### Extracted records
········
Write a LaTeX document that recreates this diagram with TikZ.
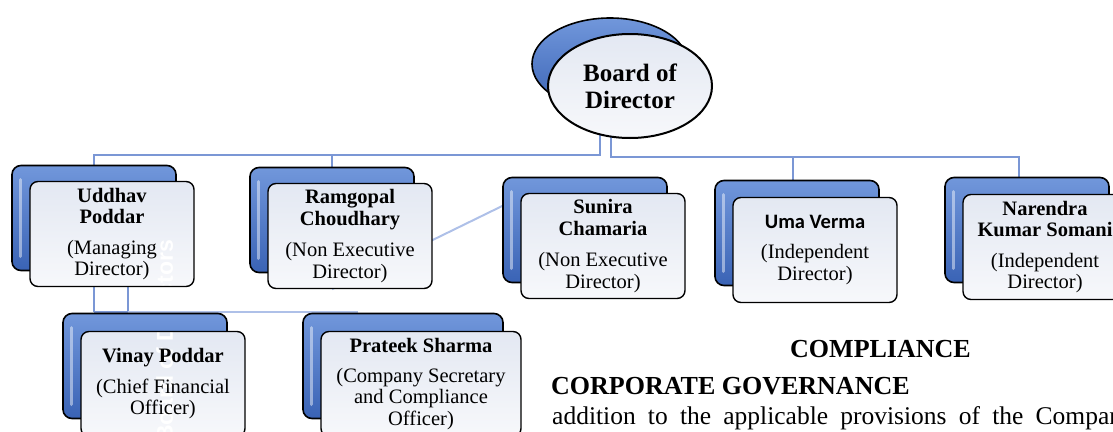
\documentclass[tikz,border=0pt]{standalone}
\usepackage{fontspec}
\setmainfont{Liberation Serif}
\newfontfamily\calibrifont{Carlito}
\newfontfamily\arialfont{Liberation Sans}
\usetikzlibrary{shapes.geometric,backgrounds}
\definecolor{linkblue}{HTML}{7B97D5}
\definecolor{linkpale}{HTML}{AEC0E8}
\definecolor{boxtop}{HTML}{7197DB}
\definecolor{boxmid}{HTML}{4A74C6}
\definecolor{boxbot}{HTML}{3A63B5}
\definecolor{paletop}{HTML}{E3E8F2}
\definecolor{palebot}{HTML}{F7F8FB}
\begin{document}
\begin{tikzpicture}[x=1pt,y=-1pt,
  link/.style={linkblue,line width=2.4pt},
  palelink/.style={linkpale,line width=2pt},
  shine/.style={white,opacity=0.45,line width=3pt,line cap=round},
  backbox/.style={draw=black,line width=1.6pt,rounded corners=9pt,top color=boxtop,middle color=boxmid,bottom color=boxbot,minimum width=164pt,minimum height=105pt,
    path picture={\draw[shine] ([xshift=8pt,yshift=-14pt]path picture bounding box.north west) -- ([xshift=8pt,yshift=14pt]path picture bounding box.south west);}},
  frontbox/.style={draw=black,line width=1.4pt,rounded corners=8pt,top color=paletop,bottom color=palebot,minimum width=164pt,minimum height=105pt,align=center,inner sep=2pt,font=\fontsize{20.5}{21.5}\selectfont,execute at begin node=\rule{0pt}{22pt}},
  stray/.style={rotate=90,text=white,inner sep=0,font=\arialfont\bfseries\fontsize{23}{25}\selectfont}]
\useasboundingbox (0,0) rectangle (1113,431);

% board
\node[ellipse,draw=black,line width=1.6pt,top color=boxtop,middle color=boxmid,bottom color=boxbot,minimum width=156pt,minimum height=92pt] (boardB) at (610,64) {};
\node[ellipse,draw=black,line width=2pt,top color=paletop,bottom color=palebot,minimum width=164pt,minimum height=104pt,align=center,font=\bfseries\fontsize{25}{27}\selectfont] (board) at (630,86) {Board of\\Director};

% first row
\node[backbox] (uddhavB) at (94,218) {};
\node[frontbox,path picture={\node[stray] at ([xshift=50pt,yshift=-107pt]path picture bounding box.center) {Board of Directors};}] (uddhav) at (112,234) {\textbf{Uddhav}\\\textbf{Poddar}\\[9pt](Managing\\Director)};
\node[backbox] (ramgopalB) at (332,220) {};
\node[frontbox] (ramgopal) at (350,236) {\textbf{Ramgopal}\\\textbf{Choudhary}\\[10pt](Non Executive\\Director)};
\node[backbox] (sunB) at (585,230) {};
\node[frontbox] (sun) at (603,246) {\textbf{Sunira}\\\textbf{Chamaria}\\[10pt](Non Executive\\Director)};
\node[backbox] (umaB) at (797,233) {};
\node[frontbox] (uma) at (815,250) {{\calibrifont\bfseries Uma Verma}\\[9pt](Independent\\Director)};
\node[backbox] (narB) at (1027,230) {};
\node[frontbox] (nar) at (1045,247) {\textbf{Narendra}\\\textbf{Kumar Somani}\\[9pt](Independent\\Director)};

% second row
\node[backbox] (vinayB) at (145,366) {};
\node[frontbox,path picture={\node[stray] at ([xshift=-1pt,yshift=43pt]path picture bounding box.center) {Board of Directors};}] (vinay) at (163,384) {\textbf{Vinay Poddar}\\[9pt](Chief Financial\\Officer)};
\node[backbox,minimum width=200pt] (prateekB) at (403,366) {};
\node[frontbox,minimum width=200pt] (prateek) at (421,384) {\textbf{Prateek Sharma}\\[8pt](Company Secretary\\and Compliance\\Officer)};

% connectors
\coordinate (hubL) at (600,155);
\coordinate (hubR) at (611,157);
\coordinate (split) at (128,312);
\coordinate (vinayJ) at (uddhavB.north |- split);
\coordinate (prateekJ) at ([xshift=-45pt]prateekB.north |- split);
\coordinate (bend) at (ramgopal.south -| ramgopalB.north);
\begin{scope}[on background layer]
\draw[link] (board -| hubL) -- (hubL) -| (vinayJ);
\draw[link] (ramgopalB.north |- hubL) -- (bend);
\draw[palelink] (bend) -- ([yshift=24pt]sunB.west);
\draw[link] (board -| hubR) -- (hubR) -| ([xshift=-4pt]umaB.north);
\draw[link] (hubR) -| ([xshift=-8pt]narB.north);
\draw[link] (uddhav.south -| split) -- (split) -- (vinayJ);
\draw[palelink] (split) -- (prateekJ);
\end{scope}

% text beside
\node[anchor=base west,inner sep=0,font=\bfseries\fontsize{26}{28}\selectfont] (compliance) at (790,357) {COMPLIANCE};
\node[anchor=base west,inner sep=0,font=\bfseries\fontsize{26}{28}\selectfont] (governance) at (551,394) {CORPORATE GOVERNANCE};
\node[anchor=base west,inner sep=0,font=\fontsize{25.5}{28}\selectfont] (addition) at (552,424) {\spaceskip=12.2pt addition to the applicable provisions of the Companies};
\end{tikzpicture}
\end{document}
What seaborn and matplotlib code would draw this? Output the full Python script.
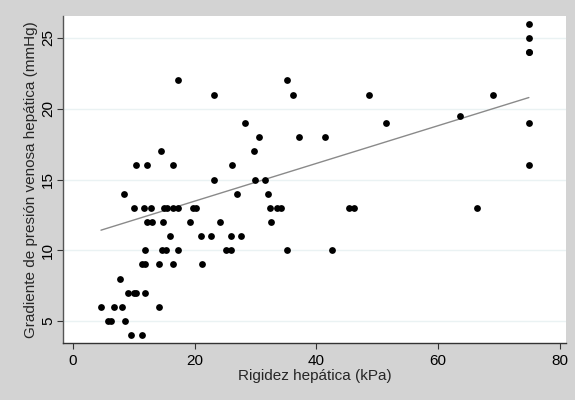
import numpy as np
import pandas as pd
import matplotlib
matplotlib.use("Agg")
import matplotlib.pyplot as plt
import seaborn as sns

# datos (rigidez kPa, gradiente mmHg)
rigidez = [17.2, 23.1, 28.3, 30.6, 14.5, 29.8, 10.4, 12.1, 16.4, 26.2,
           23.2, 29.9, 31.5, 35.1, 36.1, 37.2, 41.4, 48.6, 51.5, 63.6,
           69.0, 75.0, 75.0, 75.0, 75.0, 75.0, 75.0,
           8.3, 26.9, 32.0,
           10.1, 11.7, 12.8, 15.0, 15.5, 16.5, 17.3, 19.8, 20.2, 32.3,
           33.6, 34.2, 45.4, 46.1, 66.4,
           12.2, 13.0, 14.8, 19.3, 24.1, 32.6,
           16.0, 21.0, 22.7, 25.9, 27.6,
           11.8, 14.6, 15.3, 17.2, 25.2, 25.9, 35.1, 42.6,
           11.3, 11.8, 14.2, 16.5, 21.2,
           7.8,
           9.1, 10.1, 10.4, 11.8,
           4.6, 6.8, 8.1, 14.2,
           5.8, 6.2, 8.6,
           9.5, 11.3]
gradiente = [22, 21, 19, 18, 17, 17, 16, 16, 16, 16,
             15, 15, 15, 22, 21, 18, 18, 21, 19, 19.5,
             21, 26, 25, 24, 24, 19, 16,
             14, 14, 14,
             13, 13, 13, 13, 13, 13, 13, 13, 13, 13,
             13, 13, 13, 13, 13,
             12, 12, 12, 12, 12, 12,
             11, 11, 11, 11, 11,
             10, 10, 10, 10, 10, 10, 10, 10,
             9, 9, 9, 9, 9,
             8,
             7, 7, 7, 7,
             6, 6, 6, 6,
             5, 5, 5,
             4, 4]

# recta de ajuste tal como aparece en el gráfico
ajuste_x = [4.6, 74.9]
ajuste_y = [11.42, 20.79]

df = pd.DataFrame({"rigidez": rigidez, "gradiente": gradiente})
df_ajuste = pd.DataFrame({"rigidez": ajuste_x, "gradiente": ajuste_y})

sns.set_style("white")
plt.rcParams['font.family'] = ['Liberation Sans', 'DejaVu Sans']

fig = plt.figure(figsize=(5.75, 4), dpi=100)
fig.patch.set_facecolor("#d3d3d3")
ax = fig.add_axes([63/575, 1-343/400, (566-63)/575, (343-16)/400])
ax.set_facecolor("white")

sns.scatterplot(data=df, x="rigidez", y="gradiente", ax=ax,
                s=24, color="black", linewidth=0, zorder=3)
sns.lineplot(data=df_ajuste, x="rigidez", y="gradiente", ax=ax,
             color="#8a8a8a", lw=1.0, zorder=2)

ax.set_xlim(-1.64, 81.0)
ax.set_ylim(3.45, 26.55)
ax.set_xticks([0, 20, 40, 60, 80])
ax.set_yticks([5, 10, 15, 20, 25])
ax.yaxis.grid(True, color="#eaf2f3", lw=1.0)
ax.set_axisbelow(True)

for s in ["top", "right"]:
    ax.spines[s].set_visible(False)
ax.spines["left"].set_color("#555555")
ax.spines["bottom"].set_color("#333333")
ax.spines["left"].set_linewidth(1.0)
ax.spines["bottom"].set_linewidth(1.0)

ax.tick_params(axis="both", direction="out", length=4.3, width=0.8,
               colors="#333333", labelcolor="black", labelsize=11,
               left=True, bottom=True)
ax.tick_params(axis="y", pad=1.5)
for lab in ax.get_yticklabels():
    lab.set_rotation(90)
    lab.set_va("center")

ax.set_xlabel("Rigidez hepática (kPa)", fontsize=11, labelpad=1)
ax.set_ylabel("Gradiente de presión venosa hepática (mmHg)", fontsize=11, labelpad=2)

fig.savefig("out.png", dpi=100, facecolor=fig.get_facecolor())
········
### The request
Go back to the listing above and reproduce, exactly, the stretch from the line bearing "What seaborn and" through the line bearing "import seaborn as sns", without its pictures.

### Right answer
What seaborn and matplotlib code would draw this? Output the full Python script.
import numpy as np
import pandas as pd
import matplotlib
matplotlib.use("Agg")
import matplotlib.pyplot as plt
import seaborn as sns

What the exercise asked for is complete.